Part 2C: persistence
Part 2D: log compaction
lab2的C部分需要实现的内容比较少且逻辑都比较简单,但是测试点更加严格,如果之前A和B部分中有Bug则在C的测试点中就很容易能暴露出来,所以C部分的主要目的还是对A和B部分逻辑进行更全面地测试。由于C部分内容不多所以这次将C和D部分合在一起。
头图来源:夕暮れの坂道-しゅろく/shurock-pixiv
Part 2C:persistence
需要对Raft状态(currentTerm
、votedFor
和log []
)的持久化,实现persist()
和readPersist()
两个接口。
作业代码(部分)
持久化
func (rf *Raft) persist() {
w := new(bytes.Buffer)
e := labgob.NewEncoder(w)
e.Encode(rf.currentTerm)
e.Encode(rf.votedFor)
e.Encode(rf.log)
data := w.Bytes()
if len(rf.snapShot.data) == 0 {
rf.persister.SaveStateAndSnapshot(data, nil)
} else {
rf.persister.SaveStateAndSnapshot(data, rf.snapShot.data)
}
}
读取持久化数据
func (rf *Raft) readPersist(data []byte) {
if data == nil || len(data) < 1 { // bootstrap without any state?
return
}
rf.mu.Lock()
defer rf.mu.Unlock()
r := bytes.NewBuffer(data)
d := labgob.NewDecoder(r)
var currentTerm int
var votedFor int
var logs []Entry
d.Decode(¤tTerm)
d.Decode(&votedFor)
d.Decode(&logs)
rf.currentTerm = currentTerm
rf.votedFor = votedFor
rf.log = logs
}
然后在Make()
中增加一行
rf.readPersist(persister.ReadRaftState())
注意点
C部分的重点就是持久化接口persist()
的调用时机,注意要在currentTerm
、votedFor
和log []
发生变化的地方调用。
测试结果
单次测试
测试100次
Part 2D: log compaction
需要实现日志压缩(快照机制),由于真实生产环境中Raft通常会产生大量的log,大量增加的log如果不做压缩处理很快就会占满存储空间,因此需要将已经提交到状态机的log保存下来生成快照。原作业中定义了两个接口CondInstallSnapShot
和SnapShot
需要你去实现,其中CondInstallSnapShot
暂时不做要求,只要简单返回true
即可,lab2的重点在于SnapShot
的实现。此外,作业中给出了下图能帮助理解Raft中server与server之间、server与client之间的交互逻辑以及server之间的同步逻辑。

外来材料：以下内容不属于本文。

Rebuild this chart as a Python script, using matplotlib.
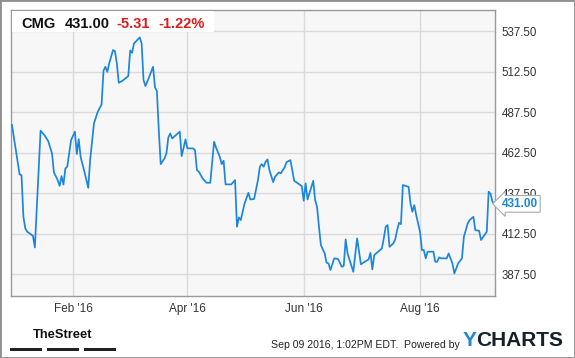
import matplotlib
matplotlib.use("Agg")
import matplotlib.pyplot as plt
from matplotlib.patches import Rectangle
from matplotlib.transforms import offset_copy
import pandas as pd

ticker = "CMG"
last_price = 431.00
change = -5.31
change_pct = -1.22

dates = [
    "2015-12-31", "2016-01-04", "2016-01-05", "2016-01-06", "2016-01-07", "2016-01-08",
    "2016-01-11", "2016-01-12", "2016-01-15", "2016-01-17", "2016-01-19", "2016-01-21",
    "2016-01-22", "2016-01-24", "2016-01-25", "2016-01-26", "2016-01-27", "2016-01-28",
    "2016-01-29", "2016-01-30", "2016-01-31", "2016-02-02", "2016-02-03", "2016-02-04",
    "2016-02-05", "2016-02-07", "2016-02-09", "2016-02-10", "2016-02-12", "2016-02-13",
    "2016-02-14", "2016-02-16", "2016-02-17", "2016-02-18", "2016-02-19", "2016-02-20",
    "2016-02-21", "2016-02-22", "2016-02-23", "2016-02-24", "2016-02-25", "2016-02-27",
    "2016-03-01", "2016-03-02", "2016-03-03", "2016-03-04", "2016-03-07", "2016-03-08",
    "2016-03-09", "2016-03-10", "2016-03-12", "2016-03-14", "2016-03-15", "2016-03-16",
    "2016-03-17", "2016-03-18", "2016-03-20", "2016-03-21", "2016-03-22", "2016-03-23",
    "2016-03-24", "2016-03-26", "2016-03-28", "2016-03-29", "2016-03-31", "2016-04-01",
    "2016-04-04", "2016-04-05", "2016-04-06", "2016-04-07", "2016-04-09", "2016-04-11",
    "2016-04-13", "2016-04-15", "2016-04-16", "2016-04-18", "2016-04-19", "2016-04-20",
    "2016-04-21", "2016-04-24", "2016-04-26", "2016-04-27", "2016-04-28", "2016-04-29",
    "2016-05-01", "2016-05-03", "2016-05-04", "2016-05-06", "2016-05-08", "2016-05-09",
    "2016-05-10", "2016-05-11", "2016-05-12", "2016-05-13", "2016-05-14", "2016-05-16",
    "2016-05-17", "2016-05-19", "2016-05-20", "2016-05-22", "2016-05-23", "2016-05-25",
    "2016-05-26", "2016-05-27", "2016-05-29", "2016-05-31", "2016-06-01", "2016-06-02",
    "2016-06-03", "2016-06-06", "2016-06-07", "2016-06-08", "2016-06-09", "2016-06-10",
    "2016-06-12", "2016-06-13", "2016-06-14", "2016-06-15", "2016-06-17", "2016-06-19",
    "2016-06-21", "2016-06-22", "2016-06-23", "2016-06-24", "2016-06-27", "2016-06-29",
    "2016-07-01", "2016-07-03", "2016-07-05", "2016-07-06", "2016-07-07", "2016-07-08",
    "2016-07-10", "2016-07-12", "2016-07-13", "2016-07-14", "2016-07-15", "2016-07-16",
    "2016-07-18", "2016-07-19", "2016-07-20", "2016-07-21", "2016-07-22", "2016-07-23",
    "2016-07-26", "2016-07-27", "2016-07-28", "2016-07-29", "2016-07-30", "2016-07-31",
    "2016-08-01", "2016-08-02", "2016-08-03", "2016-08-04", "2016-08-05", "2016-08-08",
    "2016-08-09", "2016-08-10", "2016-08-11", "2016-08-12", "2016-08-15", "2016-08-16",
    "2016-08-18", "2016-08-19", "2016-08-21", "2016-08-23", "2016-08-24", "2016-08-26",
    "2016-08-27", "2016-08-29", "2016-08-30", "2016-09-01", "2016-09-02", "2016-09-05",
    "2016-09-06", "2016-09-07", "2016-09-08", "2016-09-09",
]
prices = [
    479.6, 449.1, 448.7, 423.0, 415.8, 413.8,
    411.3, 404.1, 476.1, 473.4, 469.7, 462.1,
    450.4, 445.6, 442.1, 448.1, 442.9, 452.8,
    453.9, 462.1, 470.3, 475.5, 461.7, 470.9,
    460.0, 450.8, 440.9, 458.0, 480.6, 484.3,
    487.8, 492.3, 513.0, 515.5, 512.4, 517.6,
    521.7, 525.8, 525.2, 517.6, 505.6, 506.9,
    509.8, 525.6, 524.1, 529.9, 533.6, 529.9,
    507.3, 503.6, 509.3, 515.5, 502.8, 500.5,
    476.5, 455.5, 459.0, 462.1, 471.9, 474.4,
    471.3, 473.4, 475.5, 460.4, 470.7, 465.2,
    465.2, 464.1, 451.8, 450.8, 446.7, 444.0,
    444.0, 469.3, 465.8, 460.0, 455.5, 457.6,
    443.0, 443.0, 445.6, 416.9, 422.6, 421.0,
    431.3, 437.8, 433.7, 434.0, 445.6, 453.9,
    455.5, 453.9, 456.9, 458.4, 451.8, 444.4,
    447.7, 450.4, 449.8, 453.5, 456.7, 458.0,
    451.8, 445.2, 443.6, 441.9, 432.9, 443.6,
    433.7, 445.2, 433.3, 429.2, 416.9, 405.6,
    400.4, 394.7, 394.3, 390.2, 397.4, 397.0,
    392.2, 392.8, 409.1, 400.4, 389.1, 409.7,
    393.7, 395.3, 396.7, 400.8, 390.6, 399.4,
    401.5, 403.5, 409.7, 416.9, 417.9, 404.5,
    406.6, 409.1, 414.8, 419.3, 418.5, 442.6,
    441.5, 431.3, 426.1, 430.2, 424.1, 418.9,
    413.8, 402.5, 402.5, 397.4, 401.5, 401.5,
    395.3, 395.3, 398.0, 397.4, 397.4, 400.4,
    394.3, 388.1, 394.3, 397.4, 410.7, 418.9,
    421.0, 423.0, 414.8, 414.4, 408.7, 413.8,
    438.5, 437.1, 432.3, 431.0,
]
y_ticks = [387.5, 412.5, 437.5, 462.5, 487.5, 512.5, 537.5]
x_ticks = ["2016-02-01", "2016-04-01", "2016-06-01", "2016-08-01"]
x_tick_labels = ["Feb '16", "Apr '16", "Jun '16", "Aug '16"]

W, H = 575, 358
fig = plt.figure(figsize=(W / 100, H / 100), dpi=100)
fig.patch.set_facecolor("white")
plt.rcParams["font.family"] = ["Liberation Sans", "DejaVu Sans"]

# plot box in pixels: x 10.7..494.7, y 10..295.5 (from top)
ax = fig.add_axes([10.7 / W, 1 - 295.5 / H, 484 / W, 285.5 / H])
ax.set_facecolor("#f7f7f7")

x = pd.to_datetime(dates)
ax.plot(x, prices, color="#1c86dd", lw=1.25, zorder=3)

ax.set_xlim(pd.Timestamp("2015-12-31") - pd.Timedelta(hours=16),
            pd.Timestamp("2016-09-09") + pd.Timedelta(hours=4))
ax.set_ylim(374.5, 550.5)

ax.set_yticks(y_ticks)
ax.set_yticklabels(["%.2f" % v for v in y_ticks])
ax.set_xticks(pd.to_datetime(x_ticks))
ax.set_xticklabels(x_tick_labels)
ax.yaxis.tick_right()
ax.tick_params(axis="y", length=0, pad=5, labelsize=8.3, labelcolor="#333333")
ax.tick_params(axis="x", length=0, pad=5.5, labelsize=8.5, labelcolor="#333333")
ax.grid(True, color="#dadada", lw=1)
ax.set_axisbelow(True)
for s in ax.spines.values():
    s.set_color("#9a9a9a")
    s.set_linewidth(1)

# last value label
tr = offset_copy(ax.get_yaxis_transform(), fig=fig, x=7, y=0, units="dots")
ax.text(1.0, prices[-1], "%.2f" % last_price, transform=tr, ha="left", va="center",
        fontsize=8.5, fontweight="bold", color="#1c86dd", clip_on=False, zorder=5,
        bbox=dict(boxstyle="larrow,pad=0.2", fc="white", ec="#aaaaaa", lw=0.8))

# header box
fig.add_artist(Rectangle((11.5 / W, 1 - 32 / H), 202 / W, 21.5 / H,
                         transform=fig.transFigure, fc="white", ec="none", zorder=2))
hy = 1 - 23.5 / H
fig.text(21.5 / W, hy, ticker, fontsize=10.5, fontweight="bold", color="#111111", va="center")
fig.text(64.5 / W, hy, "%.2f" % last_price, fontsize=10.5, fontweight="bold", color="#111111", va="center")
fig.text(116.5 / W, hy, "%.2f" % change, fontsize=10.5, fontweight="bold", color="#d91c1c", va="center")
fig.text(158.5 / W, hy, "%.2f%%" % change_pct, fontsize=10.5, fontweight="bold", color="#d91c1c", va="center")

# footer
fig.text(63 / W, 1 - 335.5 / H, "TheStreet", fontsize=9.3, fontweight="bold", color="#111111",
         ha="center", va="center")
for bx in (10, 47, 84):
    fig.add_artist(Rectangle((bx / W, 1 - 350.5 / H), 32 / W, 3 / H,
                             transform=fig.transFigure, fc="#222222", ec="none"))
fig.text(460 / W, 1 - 345 / H, "Sep 09 2016, 1:02PM EDT.  Powered by", fontsize=7.6,
         color="#222222", ha="right", va="center")
fig.text(463 / W, 1 - 341 / H, "Y", fontsize=15, fontweight="bold", color="#1e88d8", va="center")
fig.text(476 / W, 1 - 341 / H, "CHARTS", fontsize=15, fontweight="bold", color="#16202c", va="center")

# outer frame
fig.add_artist(Rectangle((0, 0), 1, 1, transform=fig.transFigure, fill=False,
                         ec="#8f8f8f", lw=2))

fig.savefig("out.png", dpi=100)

在这部分中需要对之前的代码进行比较多的修改,因为需要将生成快照的那部分log剪掉,所以不能再简单地用Go切片索引来作log索引,在作业Hint2中给出了提示
A good place to start is to modify your code to so that it is able to store just the part of the log starting at some index X. Initially you can set X to zero and run the 2B/2C tests. Then make Snapshot(index) discard the log before index, and set X equal to index. If all goes well you should now pass the first 2D test.

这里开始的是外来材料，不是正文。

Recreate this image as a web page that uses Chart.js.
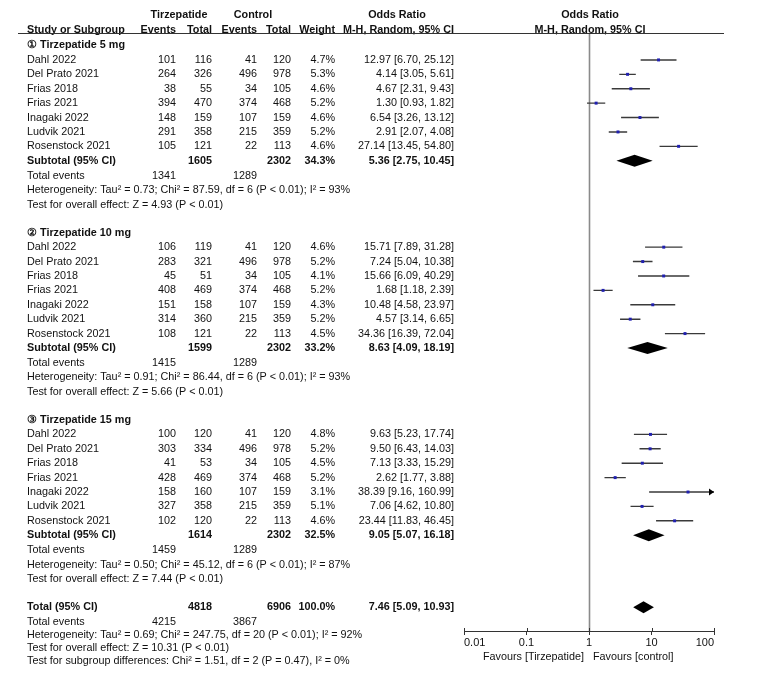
<!DOCTYPE html>
<html>
<head>
<meta charset="utf-8">
<script src="https://cdn.jsdelivr.net/npm/chart.js@4.4.1/dist/chart.umd.min.js"></script>
<style>
  html, body { margin: 0; padding: 0; background: #fff; }
  #wrap { width: 768px; height: 679px; position: relative; }
</style>
</head>
<body>
<div id="wrap"><canvas id="forest"></canvas></div>
<script>
// ---- data ----
const studies = ['Dahl 2022', 'Del Prato 2021', 'Frias 2018', 'Frias 2021', 'Inagaki 2022', 'Ludvik 2021', 'Rosenstock 2021'];
const groupTitles = ['\u2460 Tirzepatide 5 mg', '\u2461 Tirzepatide 10 mg', '\u2462 Tirzepatide 15 mg'];

const ctrlEvents = [41, 496, 34, 374, 107, 215, 22];
const ctrlTotal = [120, 978, 105, 468, 159, 359, 113];

const tirzEvents5 = [101, 264, 38, 394, 148, 291, 105];
const tirzTotal5 = [116, 326, 55, 470, 159, 358, 121];
const weight5 = [4.7, 5.3, 4.6, 5.2, 4.6, 5.2, 4.6];
const or5 = [12.97, 4.14, 4.67, 1.30, 6.54, 2.91, 27.14];
const lower5 = [6.70, 3.05, 2.31, 0.93, 3.26, 2.07, 13.45];
const upper5 = [25.12, 5.61, 9.43, 1.82, 13.12, 4.08, 54.80];

const tirzEvents10 = [106, 283, 45, 408, 151, 314, 108];
const tirzTotal10 = [119, 321, 51, 469, 158, 360, 121];
const weight10 = [4.6, 5.2, 4.1, 5.2, 4.3, 5.2, 4.5];
const or10 = [15.71, 7.24, 15.66, 1.68, 10.48, 4.57, 34.36];
const lower10 = [7.89, 5.04, 6.09, 1.18, 4.58, 3.14, 16.39];
const upper10 = [31.28, 10.38, 40.29, 2.39, 23.97, 6.65, 72.04];

const tirzEvents15 = [100, 303, 41, 428, 158, 327, 102];
const tirzTotal15 = [120, 334, 53, 469, 160, 358, 120];
const weight15 = [4.8, 5.2, 4.5, 5.2, 3.1, 5.1, 4.6];
const or15 = [9.63, 9.50, 7.13, 2.62, 38.39, 7.06, 23.44];
const lower15 = [5.23, 6.43, 3.33, 1.77, 9.16, 4.62, 11.83];
const upper15 = [17.74, 14.03, 15.29, 3.88, 160.99, 10.80, 46.45];

// subtotals per dose group: [tirz events, tirz total, ctrl events, ctrl total]
const subCounts = [[1341, 1605, 1289, 2302], [1415, 1599, 1289, 2302], [1459, 1614, 1289, 2302]];
const subWeight = [34.3, 33.2, 32.5];
const subOr = [5.36, 8.63, 9.05];
const subLower = [2.75, 4.09, 5.07];
const subUpper = [10.45, 18.19, 16.18];
const subHet = [
  'Heterogeneity: Tau\u00b2 = 0.73; Chi\u00b2 = 87.59, df = 6 (P < 0.01); I\u00b2 = 93%',
  'Heterogeneity: Tau\u00b2 = 0.91; Chi\u00b2 = 86.44, df = 6 (P < 0.01); I\u00b2 = 93%',
  'Heterogeneity: Tau\u00b2 = 0.50; Chi\u00b2 = 45.12, df = 6 (P < 0.01); I\u00b2 = 87%'
];
const subTest = ['Test for overall effect: Z = 4.93 (P < 0.01)', 'Test for overall effect: Z = 5.66 (P < 0.01)', 'Test for overall effect: Z = 7.44 (P < 0.01)'];

const totalCounts = [4215, 4818, 3867, 6906];
const totalOr = [7.46, 5.09, 10.93];
const totalLines = [
  'Heterogeneity: Tau\u00b2 = 0.69; Chi\u00b2 = 247.75, df = 20 (P < 0.01); I\u00b2 = 92%',
  'Test for overall effect: Z = 10.31 (P < 0.01)',
  'Test for subgroup differences: Chi\u00b2 = 1.51, df = 2 (P = 0.47), I\u00b2 = 0%'
];

const tickValues = [0.01, 0.1, 1, 10, 100];
const tickLabels = ['0.01', '0.1', '1', '10', '100'];

// ---- grouping ----
const groups = [
  { ev: tirzEvents5, tot: tirzTotal5, w: weight5, or: or5, lo: lower5, hi: upper5 },
  { ev: tirzEvents10, tot: tirzTotal10, w: weight10, or: or10, lo: lower10, hi: upper10 },
  { ev: tirzEvents15, tot: tirzTotal15, w: weight15, or: or15, lo: lower15, hi: upper15 }
];
const ROWS_PER_GROUP = 13;
const TOTAL_ROW = 39;

const ciPoints = [];
const estPoints = [];
groups.forEach((g, gi) => {
  studies.forEach((s, si) => {
    const row = gi * ROWS_PER_GROUP + 1 + si;
    ciPoints.push({ x: g.lo[si], y: row }, { x: g.hi[si], y: row }, { x: null, y: null });
    estPoints.push({ x: g.or[si], y: row });
  });
});

const FONT = '"Liberation Sans", Arial, sans-serif';
const fmt = v => v.toFixed(2);
const orText = (o, l, h) => `${fmt(o)} [${fmt(l)}, ${fmt(h)}]`;

const forestPlugin = {
  id: 'forestPlugin',
  beforeDatasetsDraw(chart) {
    const { ctx, chartArea, scales: { x } } = chart;
    const px = Math.round(x.getPixelForValue(1)) + 0.5;
    ctx.save();
    ctx.strokeStyle = '#8a8a8a';
    ctx.lineWidth = 1.6;
    ctx.beginPath();
    ctx.moveTo(px, chartArea.top);
    ctx.lineTo(px, chartArea.bottom);
    ctx.stroke();
    ctx.restore();
  },
  afterDatasetsDraw(chart) {
    const { ctx, chartArea, scales: { x, y } } = chart;
    ctx.save();
    ctx.fillStyle = '#000';
    const diamond = (o, l, h, row) => {
      const cy = y.getPixelForValue(row);
      ctx.beginPath();
      ctx.moveTo(x.getPixelForValue(l), cy);
      ctx.lineTo(x.getPixelForValue(o), cy - 6);
      ctx.lineTo(x.getPixelForValue(h), cy);
      ctx.lineTo(x.getPixelForValue(o), cy + 6);
      ctx.closePath();
      ctx.fill();
    };
    groups.forEach((g, gi) => diamond(subOr[gi], subLower[gi], subUpper[gi], gi * ROWS_PER_GROUP + 8));
    diamond(totalOr[0], totalOr[1], totalOr[2], TOTAL_ROW);

    // arrows for intervals running past the axis
    groups.forEach((g, gi) => {
      g.hi.forEach((h, si) => {
        if (h > x.max) {
          const cy = y.getPixelForValue(gi * ROWS_PER_GROUP + 1 + si);
          const ex = chartArea.right;
          ctx.beginPath();
          ctx.moveTo(ex, cy);
          ctx.lineTo(ex - 5, cy - 3.5);
          ctx.lineTo(ex - 5, cy + 3.5);
          ctx.closePath();
          ctx.fill();
        }
      });
    });

    // tick marks crossing the axis line
    ctx.strokeStyle = '#333';
    ctx.lineWidth = 1;
    x.ticks.forEach(t => {
      const tx = Math.round(x.getPixelForValue(t.value)) + 0.5;
      ctx.beginPath();
      ctx.moveTo(tx, chartArea.bottom - 3);
      ctx.lineTo(tx, chartArea.bottom);
      ctx.stroke();
    });
    ctx.restore();
  },
  afterDraw(chart) {
    const { ctx, chartArea, scales: { x, y } } = chart;
    const rowY = r => y.getPixelForValue(r);
    const reg = '10.8px ' + FONT;
    const bold = 'bold 10.8px ' + FONT;
    const cols = { label: 27, tEv: 176, tTot: 212, cEv: 257, cTot: 291, w: 335, or: 454 };
    const text = (s, px, py, align, font) => {
      ctx.font = font || reg;
      ctx.textAlign = align || 'left';
      ctx.fillText(s, px, py);
    };
    ctx.save();
    ctx.fillStyle = '#111';
    ctx.textBaseline = 'middle';

    // header
    const h1 = rowY(-2.12), h2 = rowY(-1.08);
    text('Tirzepatide', 179, h1, 'center', bold);
    text('Control', 253, h1, 'center', bold);
    text('Odds Ratio', 397, h1, 'center', bold);
    text('Odds Ratio', x.getPixelForValue(1) + 1, h1, 'center', bold);
    text('Study or Subgroup', cols.label, h2, 'left', bold);
    text('Events', cols.tEv, h2, 'right', bold);
    text('Total', cols.tTot, h2, 'right', bold);
    text('Events', cols.cEv, h2, 'right', bold);
    text('Total', cols.cTot, h2, 'right', bold);
    text('Weight', cols.w, h2, 'right', bold);
    text('M-H, Random, 95% CI', cols.or, h2, 'right', bold);
    text('M-H, Random, 95% CI', x.getPixelForValue(1) + 1, h2, 'center', bold);
    ctx.strokeStyle = '#333';
    ctx.lineWidth = 1;
    ctx.beginPath();
    ctx.moveTo(18, chartArea.top - 0.5);
    ctx.lineTo(724, chartArea.top - 0.5);
    ctx.stroke();

    groups.forEach((g, gi) => {
      const base = gi * ROWS_PER_GROUP;
      text(groupTitles[gi], cols.label, rowY(base), 'left', bold);
      studies.forEach((s, si) => {
        const ry = rowY(base + 1 + si);
        text(s, cols.label, ry);
        text(String(g.ev[si]), cols.tEv, ry, 'right');
        text(String(g.tot[si]), cols.tTot, ry, 'right');
        text(String(ctrlEvents[si]), cols.cEv, ry, 'right');
        text(String(ctrlTotal[si]), cols.cTot, ry, 'right');
        text(g.w[si].toFixed(1) + '%', cols.w, ry, 'right');
        text(orText(g.or[si], g.lo[si], g.hi[si]), cols.or, ry, 'right');
      });
      const sy = rowY(base + 8);
      text('Subtotal (95% CI)', cols.label, sy, 'left', bold);
      text(String(subCounts[gi][1]), cols.tTot, sy, 'right', bold);
      text(String(subCounts[gi][3]), cols.cTot, sy, 'right', bold);
      text(subWeight[gi].toFixed(1) + '%', cols.w, sy, 'right', bold);
      text(orText(subOr[gi], subLower[gi], subUpper[gi]), cols.or, sy, 'right', bold);
      const ey = rowY(base + 9.05);
      text('Total events', cols.label, ey);
      text(String(subCounts[gi][0]), cols.tEv, ey, 'right');
      text(String(subCounts[gi][2]), cols.cEv, ey, 'right');
      text(subHet[gi], cols.label, rowY(base + 10.05));
      text(subTest[gi], cols.label, rowY(base + 11.05));
    });

    const ty = rowY(TOTAL_ROW);
    text('Total (95% CI)', cols.label, ty, 'left', bold);
    text(String(totalCounts[1]), cols.tTot, ty, 'right', bold);
    text(String(totalCounts[3]), cols.cTot, ty, 'right', bold);
    text('100.0%', cols.w, ty, 'right', bold);
    text(orText(totalOr[0], totalOr[1], totalOr[2]), cols.or, ty, 'right', bold);
    const tey = rowY(TOTAL_ROW + 1.03);
    text('Total events', cols.label, tey);
    text(String(totalCounts[0]), cols.tEv, tey, 'right');
    text(String(totalCounts[2]), cols.cEv, tey, 'right');
    text(totalLines[0], cols.label, rowY(TOTAL_ROW + 1.9));
    text(totalLines[1], cols.label, rowY(TOTAL_ROW + 2.83));
    text(totalLines[2], cols.label, rowY(TOTAL_ROW + 3.74));

    // favours labels under the axis
    const fy = chartArea.bottom + 26;
    const one = x.getPixelForValue(1);
    text('Favours [Tirzepatide]', one - 5, fy, 'right');
    text('Favours [control]', one + 4, fy, 'left');
    ctx.restore();
  }
};

new Chart(document.getElementById('forest'), {
  type: 'scatter',
  data: {
    datasets: [
      {
        label: '95% CI',
        data: ciPoints,
        showLine: true,
        spanGaps: false,
        borderColor: '#3a3a3a',
        borderWidth: 1.4,
        pointRadius: 0,
        order: 2
      },
      {
        label: 'Odds ratio',
        data: estPoints,
        pointStyle: 'rect',
        pointRadius: 2.1,
        pointBorderWidth: 0,
        pointBackgroundColor: '#2020b0',
        pointBorderColor: '#2020b0',
        order: 1
      }
    ]
  },
  options: {
    responsive: true,
    maintainAspectRatio: false,
    animation: false,
    layout: { padding: { left: 464, right: 54, top: 34, bottom: 18 } },
    plugins: { legend: { display: false }, tooltip: { enabled: false } },
    scales: {
      x: {
        type: 'logarithmic',
        min: 0.01,
        max: 100,
        afterBuildTicks: axis => { axis.ticks = tickValues.map(v => ({ value: v })); },
        afterFit: scale => { scale.height = 30; },
        border: { display: true, color: '#333', width: 1 },
        grid: { display: true, drawOnChartArea: false, tickLength: 4, color: '#333' },
        ticks: {
          autoSkip: false,
          maxRotation: 0,
          align: 'inner',
          padding: 1,
          color: '#111',
          font: { family: FONT, size: 11 },
          callback: (v, i) => tickLabels[i]
        }
      },
      y: {
        type: 'linear',
        reverse: true,
        min: -0.8,
        max: 40.65,
        display: false
      }
    }
  },
  plugins: [forestPlugin]
});
</script>
</body>
</html>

根据提示,我的做法是在Raft中增加一个firstLogIdx
状态用来记录当前存储的log中第一个log的索引,当每次对log进行裁剪的时候更新firstLogIdx
,对于之前使用GO切片索引log的情形,将其下标再减去firstLogIdx
即可。
作业代码(部分)
AppendEntries
其中需要进行较大幅度修改的就是原来的AppendEntries RPC
func (rf *Raft) AppendEntries(args *AppendEntriesRequest, reply *AppendEntriesResponse) {
rf.mu.Lock()
defer rf.mu.Unlock()
reply.Success = false
if rf.currentTerm > args.Term {
reply.Term = rf.currentTerm
return
}
rf.electionTimeout.Reset(randElectionTimeout())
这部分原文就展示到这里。